The abyss of nothingness swallowed all my fractured desires
The fear that gripped my heart and that sense of calm, of stability that took hold of my life made me a helpless and insignificant creature, invisible to mortals, yet at the same time the target of their cruelties.
How much I wished to be different, to be accepted, and to be treated with great respect for who I truly was. But in truth, my entire life was a series of piercing endurance of inhuman suffering, humiliations, cruelties against me, deceit, mockery, traps, attempts to undermine my being, violence, and all the most barbaric and terrifying acts against my soul and myself.
My life had not been a normal existence—one that no one could have understood. My experience was not a common one. I had lived through a time when my dream had encapsulated me in an ideal, evanescent, and ethereal reality. No one could see me, especially during that period of apparent death. Yes, because for ten long years I had not lived—I had fallen into a deep and fatal dream, isolated from everything and everyone. I had built my own kingdom of dreams and illusions, into which, day by day, I entrusted my very self.

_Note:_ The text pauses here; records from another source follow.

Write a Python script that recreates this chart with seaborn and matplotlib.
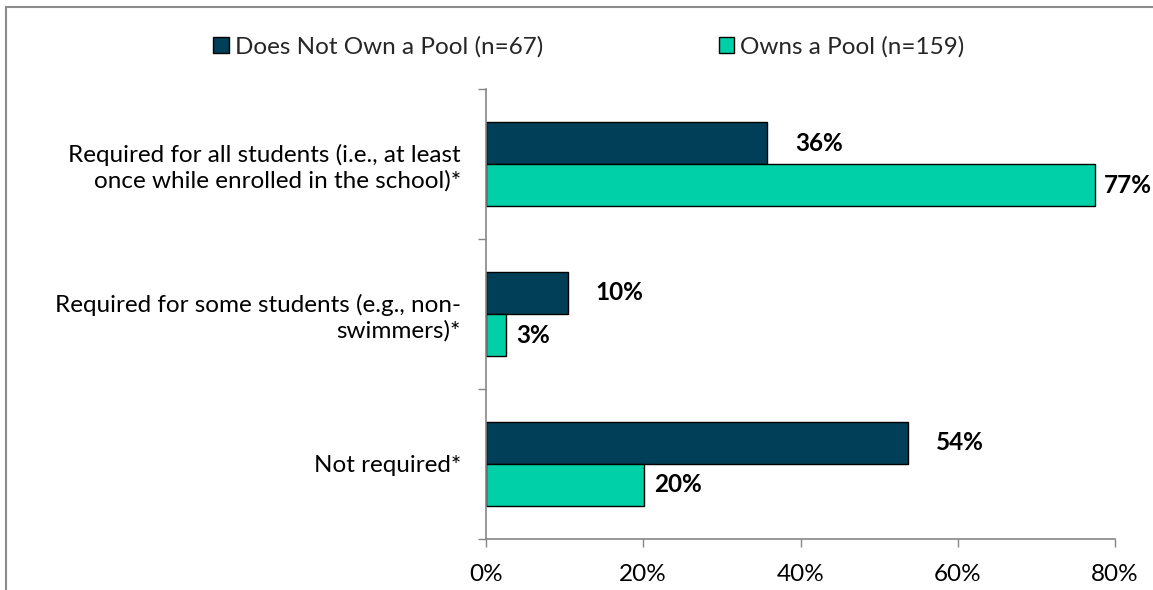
import matplotlib
matplotlib.use("Agg")
import matplotlib.pyplot as plt
from matplotlib.patches import Rectangle
from matplotlib.ticker import FixedLocator, PercentFormatter
import pandas as pd
import seaborn as sns

# Survey responses: share of schools by swim-requirement policy
categories = [
    "Required for all students (i.e., at least\nonce while enrolled in the school)*",
    "Required for some students (e.g., non-\nswimmers)*",
    "Not required*",
]
groups = ["Does Not Own a Pool (n=67)", "Owns a Pool (n=159)"]
no_pool = [35.8, 10.4, 53.7]
owns_pool = [77.4, 2.6, 20.1]
xticks = [0, 20, 40, 60, 80]

colors = ["#003F57", "#00D0A8"]

df = pd.DataFrame({
    "category": categories * 2,
    "group": [groups[0]] * 3 + [groups[1]] * 3,
    "value": no_pool + owns_pool,
})

sns.set_theme(style="white")
plt.rcParams["font.family"] = ["Lato", "DejaVu Sans"]

FS = 17.5
W, H = 1153, 590
fig = plt.figure(figsize=(W / 100, H / 100), dpi=100)
ax = fig.add_axes([486 / W, 1 - 539 / H, (1115 - 486) / W, (539 - 89) / H])

sns.barplot(data=df, x="value", y="category", hue="group", hue_order=groups,
            order=categories, palette=colors, orient="h", width=0.56,
            edgecolor="black", linewidth=1.0, saturation=1, ax=ax, legend=True)

ax.set_xlim(0, 80)
ax.set_ylim(2.5, -0.5)
ax.set_xlabel("")
ax.set_ylabel("")

ax.xaxis.set_major_locator(FixedLocator(xticks))
ax.xaxis.set_major_formatter(PercentFormatter(decimals=0))
ax.tick_params(axis="x", which="major", length=6, width=1, color="#868686",
               direction="out", pad=12, labelsize=FS, labelcolor="black", bottom=True)
ax.tick_params(axis="y", which="major", length=0, pad=18, labelsize=FS, labelcolor="black")
ax.yaxis.set_minor_locator(FixedLocator([-0.5, 0.5, 1.5, 2.5]))
ax.tick_params(axis="y", which="minor", length=6, width=1, color="#868686",
               direction="out", left=True)

for side in ("top", "right"):
    ax.spines[side].set_visible(False)
for side in ("left", "bottom"):
    ax.spines[side].set_color("#868686")
    ax.spines[side].set_linewidth(1.2)

# value labels, rounded to whole percent
paddings = [20, 7]
for cont, vals, pad in zip(ax.containers, [no_pool, owns_pool], paddings):
    ax.bar_label(cont, labels=[f"{v:.0f}%" for v in vals], padding=pad,
                 fontsize=FS, fontweight="bold", color="black")

handles, labels = ax.get_legend_handles_labels()
ax.legend_.remove()
fig.legend(handles, labels, loc="center", bbox_to_anchor=(589 / W, 1 - 47 / H),
           ncol=2, frameon=False, fontsize=FS, handlelength=0.65, handleheight=0.65,
           handletextpad=0.25, columnspacing=7.2)

# outer frame
fig.patches.append(Rectangle((6 / W, -0.1), 1.2, 1.1 - 6.5 / H, transform=fig.transFigure,
                             fill=False, edgecolor="#8C8C8C", linewidth=1.5))

fig.savefig("out.png", dpi=100)
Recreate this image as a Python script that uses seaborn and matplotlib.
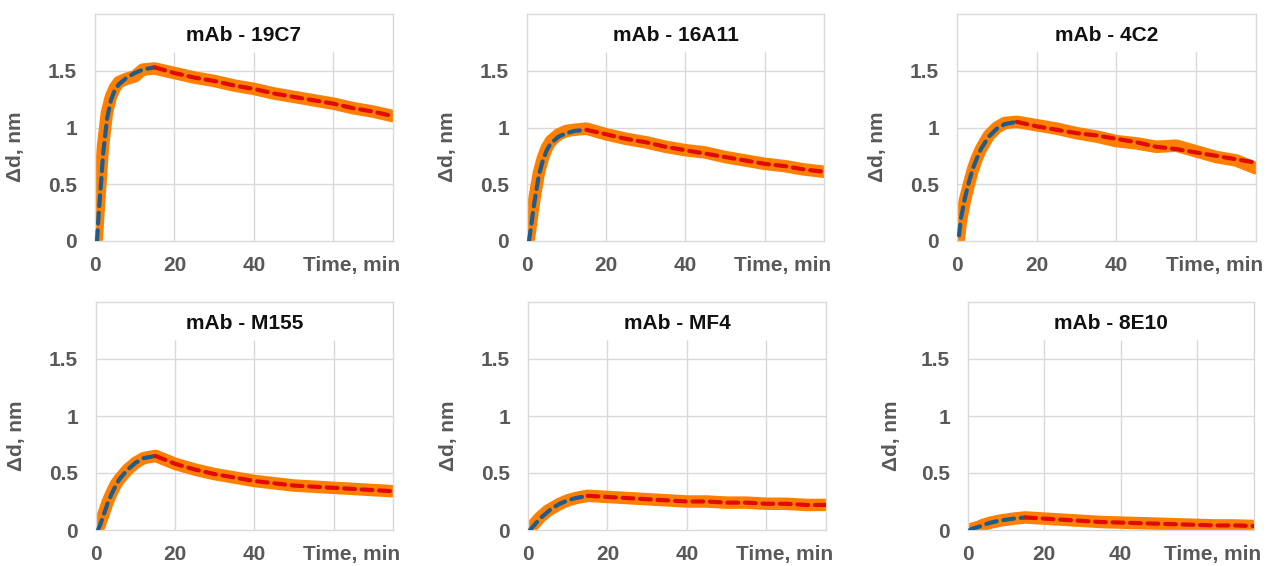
import matplotlib
matplotlib.use("Agg")
import matplotlib.pyplot as plt
import seaborn as sns
import pandas as pd

# ---------------- data ----------------
titles = ["mAb - 19C7", "mAb - 16A11", "mAb - 4C2", "mAb - M155", "mAb - MF4", "mAb - 8E10"]

t_assoc = [0.5, 1, 1.5, 2, 3, 4, 5, 6, 8, 10, 12, 15]
t_dissoc = [15, 20, 25, 30, 35, 40, 45, 50, 55, 60, 65, 70, 75]
t_meas = [0.4, 1, 1.5, 2, 3, 4, 5, 6, 8, 10, 12, 15, 20, 25, 30, 35, 40, 45, 50, 55, 60, 65, 70, 75]

# measured response (orange band)
meas_19C7 = [0.0, 0.32, 0.58, 0.83, 1.13, 1.27, 1.35, 1.40, 1.43, 1.45, 1.51, 1.52,
             1.48, 1.44, 1.41, 1.37, 1.34, 1.30, 1.27, 1.24, 1.21, 1.17, 1.14, 1.10]
meas_16A11 = [0.0, 0.15, 0.28, 0.40, 0.60, 0.73, 0.82, 0.88, 0.94, 0.97, 0.98, 0.99,
              0.94, 0.90, 0.87, 0.83, 0.80, 0.78, 0.74, 0.71, 0.68, 0.66, 0.63, 0.61]
meas_4C2 = [0.0, 0.18, 0.27, 0.36, 0.50, 0.63, 0.73, 0.81, 0.93, 1.00, 1.04, 1.05,
            1.02, 0.99, 0.95, 0.92, 0.88, 0.86, 0.83, 0.84, 0.79, 0.74, 0.71, 0.64]
meas_M155 = [0.0, 0.05, 0.10, 0.15, 0.25, 0.33, 0.40, 0.45, 0.53, 0.59, 0.63, 0.65,
             0.58, 0.53, 0.49, 0.46, 0.43, 0.41, 0.39, 0.38, 0.37, 0.36, 0.35, 0.34]
meas_MF4 = [0.0, 0.03, 0.05, 0.07, 0.11, 0.14, 0.17, 0.19, 0.23, 0.26, 0.28, 0.30,
            0.29, 0.28, 0.27, 0.26, 0.25, 0.25, 0.24, 0.24, 0.23, 0.23, 0.22, 0.22]
meas_8E10 = [0.0, 0.01, 0.015, 0.02, 0.03, 0.045, 0.055, 0.065, 0.08, 0.09, 0.10, 0.11,
             0.10, 0.09, 0.08, 0.07, 0.065, 0.06, 0.055, 0.05, 0.045, 0.04, 0.04, 0.035]

# association fit (blue dashed)
fa_19C7 = [0.0, 0.28, 0.50, 0.75, 1.07, 1.24, 1.33, 1.38, 1.44, 1.48, 1.51, 1.53]
fa_16A11 = [0.0, 0.12, 0.25, 0.37, 0.58, 0.71, 0.80, 0.86, 0.92, 0.95, 0.97, 0.98]
fa_4C2 = [0.05, 0.20, 0.29, 0.38, 0.52, 0.64, 0.73, 0.81, 0.92, 0.99, 1.03, 1.05]
fa_M155 = [0.0, 0.04, 0.09, 0.14, 0.24, 0.32, 0.39, 0.45, 0.53, 0.59, 0.63, 0.65]
fa_MF4 = [0.0, 0.02, 0.04, 0.06, 0.10, 0.13, 0.16, 0.19, 0.23, 0.26, 0.28, 0.30]
fa_8E10 = [0.0, 0.01, 0.015, 0.02, 0.03, 0.045, 0.055, 0.065, 0.08, 0.09, 0.10, 0.11]

# dissociation fit (red dashed)
fd_19C7 = [1.53, 1.48, 1.44, 1.41, 1.37, 1.34, 1.30, 1.27, 1.24, 1.21, 1.17, 1.14, 1.10]
fd_16A11 = [0.98, 0.94, 0.90, 0.87, 0.83, 0.80, 0.77, 0.74, 0.71, 0.68, 0.66, 0.63, 0.61]
fd_4C2 = [1.05, 1.01, 0.98, 0.95, 0.93, 0.90, 0.87, 0.83, 0.81, 0.78, 0.75, 0.72, 0.69]
fd_M155 = [0.65, 0.58, 0.53, 0.49, 0.46, 0.43, 0.41, 0.39, 0.38, 0.37, 0.36, 0.35, 0.34]
fd_MF4 = [0.30, 0.29, 0.28, 0.27, 0.26, 0.25, 0.25, 0.24, 0.24, 0.23, 0.23, 0.22, 0.22]
fd_8E10 = [0.11, 0.10, 0.09, 0.08, 0.07, 0.065, 0.06, 0.055, 0.05, 0.045, 0.04, 0.04, 0.035]

measured = [meas_19C7, meas_16A11, meas_4C2, meas_M155, meas_MF4, meas_8E10]
fit_assoc = [fa_19C7, fa_16A11, fa_4C2, fa_M155, fa_MF4, fa_8E10]
fit_dissoc = [fd_19C7, fd_16A11, fd_4C2, fd_M155, fd_MF4, fd_8E10]

x_ticks = [0, 20, 40, 60]
x_tick_labels = ["0", "20", "40", ""]
y_ticks = [0, 0.5, 1, 1.5]
y_tick_labels = ["0", "0.5", "1", "1.5"]

# ---------------- style ----------------
sns.set_theme(style="white")
plt.rcParams["font.family"] = ["Liberation Sans", "DejaVu Sans"]

W, H = 1272, 566
fig = plt.figure(figsize=(W / 100, H / 100), dpi=100)

# panel boxes in pixels: (left, right, top, bottom)
boxes = [(95, 393, 14, 241), (527, 824, 14, 241), (957, 1256, 14, 241),
         (96, 393, 302, 530), (528, 826, 302, 530), (968, 1254, 302, 530)]

ORANGE = "#FF8000"
BLUE = "#1F5C8E"
RED = "#E00A0A"
GRID = "#D9D9D9"
TXT = "#595959"
FS = 15

for i, (l, r, t, b) in enumerate(boxes):
    ax = fig.add_axes([l / W, (H - b) / H, (r - l) / W, (b - t) / H])
    ax.set_xlim(0, 75)
    ax.set_ylim(0, 2.0)
    for s in ax.spines.values():
        s.set_color(GRID)
        s.set_linewidth(1.0)
    # grid
    for yv in y_ticks[1:]:
        ax.axhline(yv, color=GRID, lw=1.0, zorder=0)
    for xv in x_ticks[1:]:
        ax.vlines(xv, 0, 1.665, color=GRID, lw=1.0, zorder=0)

    df_m = pd.DataFrame({"t": t_meas, "y": measured[i]})
    df_a = pd.DataFrame({"t": t_assoc, "y": fit_assoc[i]})
    df_d = pd.DataFrame({"t": t_dissoc, "y": fit_dissoc[i]})
    sns.lineplot(data=df_m, x="t", y="y", ax=ax, color=ORANGE, lw=9,
                 solid_capstyle="round", solid_joinstyle="round", zorder=2)
    sns.lineplot(data=df_a, x="t", y="y", ax=ax, color=BLUE, lw=3,
                 linestyle=(0, (2.6, 1.6)), dash_capstyle="round", zorder=3)
    sns.lineplot(data=df_d, x="t", y="y", ax=ax, color=RED, lw=3,
                 linestyle=(0, (2.6, 1.6)), dash_capstyle="round", zorder=3)

    ax.set_xticks(x_ticks)
    ax.set_xticklabels(x_tick_labels)
    ax.set_yticks(y_ticks)
    ax.set_yticklabels(y_tick_labels)
    ax.tick_params(axis="both", length=0, labelsize=FS, labelcolor=TXT)
    ax.tick_params(axis="y", pad=13)
    ax.tick_params(axis="x", pad=11)
    for lab in ax.get_xticklabels() + ax.get_yticklabels():
        lab.set_fontweight("bold")
    ax.set_xlabel("")
    ax.set_ylabel("Δd, nm", fontsize=FS, fontweight="bold", color=TXT)
    ax.yaxis.set_label_coords(-0.235, 0.415)
    ax.annotate("Time, min", xy=(1, 0), xycoords="axes fraction",
                xytext=(5, -11), textcoords="offset points",
                ha="right", va="top", fontsize=FS, fontweight="bold", color=TXT)
    ax.text(0.5, 0.905, titles[i], transform=ax.transAxes, ha="center", va="center",
            fontsize=15, fontweight="bold", color="#111111")
    ax.set_facecolor("white")

fig.savefig("out.png", dpi=100, facecolor="white")
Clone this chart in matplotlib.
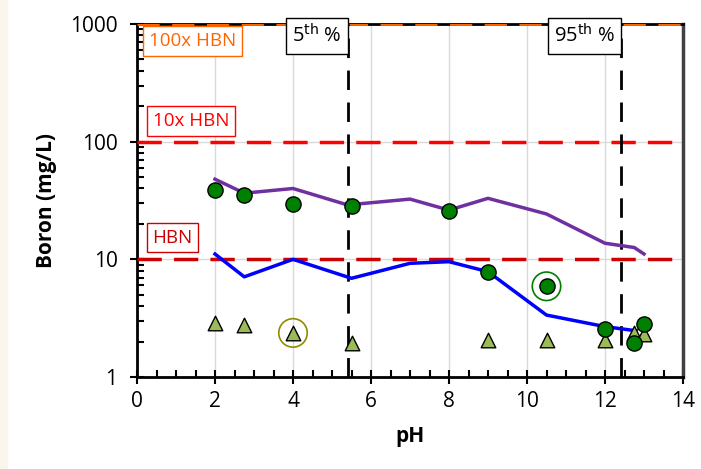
import numpy as np
import matplotlib.pyplot as plt
from matplotlib.ticker import MultipleLocator, LogLocator, NullFormatter, FixedLocator
from matplotlib.patches import Rectangle

plt.rcParams['font.family'] = ['Open Sans', 'DejaVu Sans']

# measured boron concentrations
ph_meas = [2, 2.75, 4, 5.5, 8, 9, 10.5, 12, 12.75, 13]
b_meas = [39, 35.5, 29.5, 28.5, 25.7, 7.8, 5.9, 2.55, 1.95, 2.8]

# leached / low-level series
ph_low = [2, 2.75, 4, 5.5, 9, 10.5, 12, 12.75, 13]
b_low = [2.9, 2.75, 2.37, 1.95, 2.07, 2.05, 2.07, 2.35, 2.3]

# model curves
ph_upper = [2, 2.75, 4, 5.4, 7, 8, 9, 10.5, 12, 12.75, 13]
b_upper = [48, 36.5, 40, 29, 32.5, 26.2, 33, 24.3, 13.7, 12.6, 11.1]
ph_lower = [2, 2.75, 4, 5.5, 7, 8, 9, 10.5, 12, 12.8]
b_lower = [11.1, 7.1, 10, 6.9, 9.25, 9.55, 7.85, 3.36, 2.68, 2.47]

# health-based numbers and pH percentiles
hbn = 10
ph_p5 = 5.4
ph_p95 = 12.4

fig = plt.figure(figsize=(7.01, 4.69), dpi=100)
fig.patches.append(Rectangle((0, 0), 7/701, 1, transform=fig.transFigure,
                             color='#faf6ee', zorder=0))
ax = fig.add_axes([137/701, 1 - 377/469, 546/701, 353/469])

ax.set_yscale('log')
ax.set_xlim(0, 14)
ax.set_ylim(1, 1000)

ax.grid(True, which='major', color='#d9d9d9', lw=1, zorder=0)

ax.axhline(100 * hbn, color='#ff6600', lw=2, dashes=(8, 4.5), zorder=3)
ax.axhline(10 * hbn, color='#ff0000', lw=2.5, dashes=(7, 3.5), zorder=3)
ax.axhline(hbn, color='#cc0000', lw=2.5, dashes=(7, 3.5), zorder=3)

ax.axvline(ph_p5, color='black', lw=2, dashes=(7, 4.5), zorder=3)
ax.axvline(ph_p95, color='black', lw=2, dashes=(7, 4.5), zorder=3)

ax.plot(ph_upper, b_upper, color='#7030a0', lw=2.5, zorder=4)
ax.plot(ph_lower, b_lower, color='#0000ff', lw=2.5, zorder=4)

ax.scatter(ph_low, b_low, marker='^', s=110, color='#9bbb59',
           edgecolors='black', linewidths=1, zorder=5)
ax.scatter(ph_meas, b_meas, marker='o', s=120, color='#008000',
           edgecolors='black', linewidths=1, zorder=6)

# highlighted samples
ax.scatter([ph_low[2]], [b_low[2]], marker='o', s=420, facecolors='none',
           edgecolors='#8c8c00', linewidths=1.2, zorder=5)
ax.scatter([ph_meas[6]], [b_meas[6]], marker='o', s=420, facecolors='none',
           edgecolors='#008000', linewidths=1.2, zorder=6)

box = dict(boxstyle='square,pad=0.3', fc='white', lw=1)
ax.text(0.3, 716, '100x HBN', color='#ff6600', fontsize=13.5, va='center',
        bbox=dict(box, ec='#ff6600'), zorder=7)
ax.text(0.4, 150, '10x HBN', color='#ff0000', fontsize=13.5, va='center',
        bbox=dict(box, ec='#ff0000'), zorder=7)
ax.text(0.4, 15.3, 'HBN', color='#cc0000', fontsize=13.5, va='center',
        bbox=dict(box, ec='#cc0000'), zorder=7)
ax.text(ph_p5 - 0.15, 790, r'5$^{\mathrm{th}}$ %', color='black', fontsize=14.5,
        ha='right', va='center', bbox=dict(box, ec='black'), zorder=7)
ax.text(ph_p95 - 0.15, 790, r'95$^{\mathrm{th}}$ %', color='black', fontsize=14.5,
        ha='right', va='center', bbox=dict(box, ec='black'), zorder=7)

ax.xaxis.set_major_locator(MultipleLocator(2))
ax.xaxis.set_minor_locator(MultipleLocator(0.5))
ax.yaxis.set_major_locator(FixedLocator([1, 10, 100, 1000]))
ax.yaxis.set_minor_locator(LogLocator(base=10, subs=np.arange(2, 10)))
ax.yaxis.set_minor_formatter(NullFormatter())
ax.set_yticklabels(['1', '10', '100', '1000'])

ax.tick_params(which='major', direction='inout', length=10, width=1.5,
               labelsize=15)
ax.tick_params(axis='x', which='major', pad=5)
ax.tick_params(axis='y', which='major', pad=9)
ax.tick_params(which='minor', direction='in', length=5, width=1.5)

for s in ['left', 'bottom', 'top']:
    ax.spines[s].set_linewidth(2)
    ax.spines[s].set_color('black')
ax.spines['right'].set_linewidth(2.5)
ax.spines['right'].set_color('#404040')

ax.set_xlabel('pH', fontsize=15, fontweight='bold', labelpad=10)
ax.set_ylabel('Boron (mg/L)', fontsize=15, fontweight='bold', labelpad=9)

fig.savefig('out.png', dpi=100)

All the hourglasses in my dwelling had come to a halt, and the flow of time had lost all meaning. The disconnection from the truth that surrounded me had become both a tendency and a habit—one that turned into law. Indeed, I had become like a crystal frozen in time, like a statue untouched by its passing. I carried within me that immaterial sense of my heart, trapped in a confining aura.
I no longer cared what society thought, nor what people might perceive of me. And so it remains. For my rarity and my strangeness are imperceptible to any human heart. I was accused of things that never were, of things my heart could not even fathom. Everything had vanished like soap bubbles. Nothing remained—only bitter memories or sorrowful ones that dragged me down into the depths of an untouchable abyss.
Delicate and fragile as I was, I had lost the ability to love, to admire, and to obey mortals. I no longer saw them as similar to me, but rather, I perceived other beings—creatures who had no voice in the human condition—as kindred, as dear to me. And so it was that the abyss of nothingness possessed me, and it will always possess a part of my soul. For I belong to the emptiness and to the darkness.